Like fog around a street lamp, a reflection nebula shines only because the light from an embedded source illuminates its dust; the nebula does not emit any visible light of its own. The nebula is famous in astronomical history because the first Herbig-Haro object was discovered immediately adjacent to it (it lies just outside the new Hubble image). Herbig-Haro objects are now known to be jets of gas ejected from very young stars.
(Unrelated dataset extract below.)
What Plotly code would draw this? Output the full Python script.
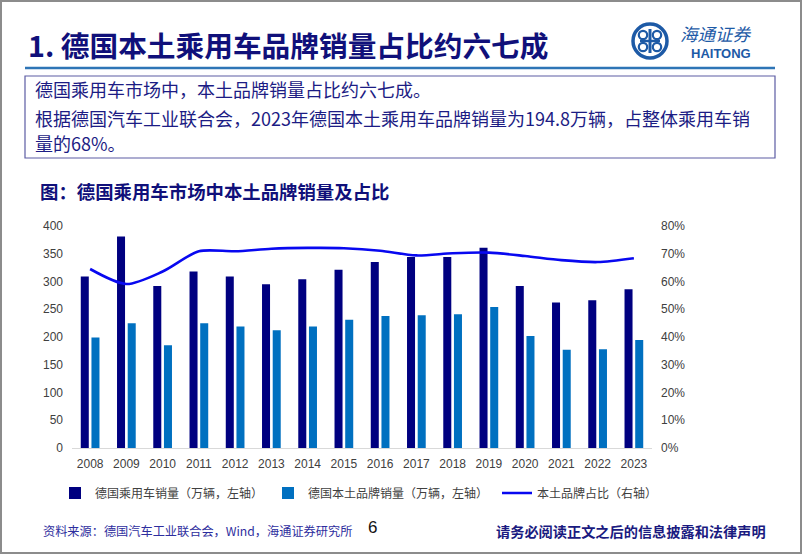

The nebula is illuminated by a bright, recently formed star, visible just to the left of center. This star is cataloged as V380 Orionis, and its white color is due to its high surface temperature of about 10,000 degrees Celsius, nearly twice that of our own sun. Its mass is estimated to be 3.5 times that of the sun. The star is so young that it is still surrounded by a cloud of material left over from its formation, here seen as the NGC 1999 reflection nebula.

NGC 1999 shows a remarkable jet-black cloud near its center, located just to the right and lower right of the bright star. This dark cloud is an example of a "Bok globule," named after the late University of Arizona astronomer Bart Bok. The globule is a cold cloud of gas, molecules and cosmic dust, which is so dense it blocks all of the light behind it. The globule is seen silhouetted against the reflection nebula illuminated by V380 Orionis. Astronomers believe that new stars may be forming inside Bok globules, through the contraction of the dust and molecular gas under their own gravity.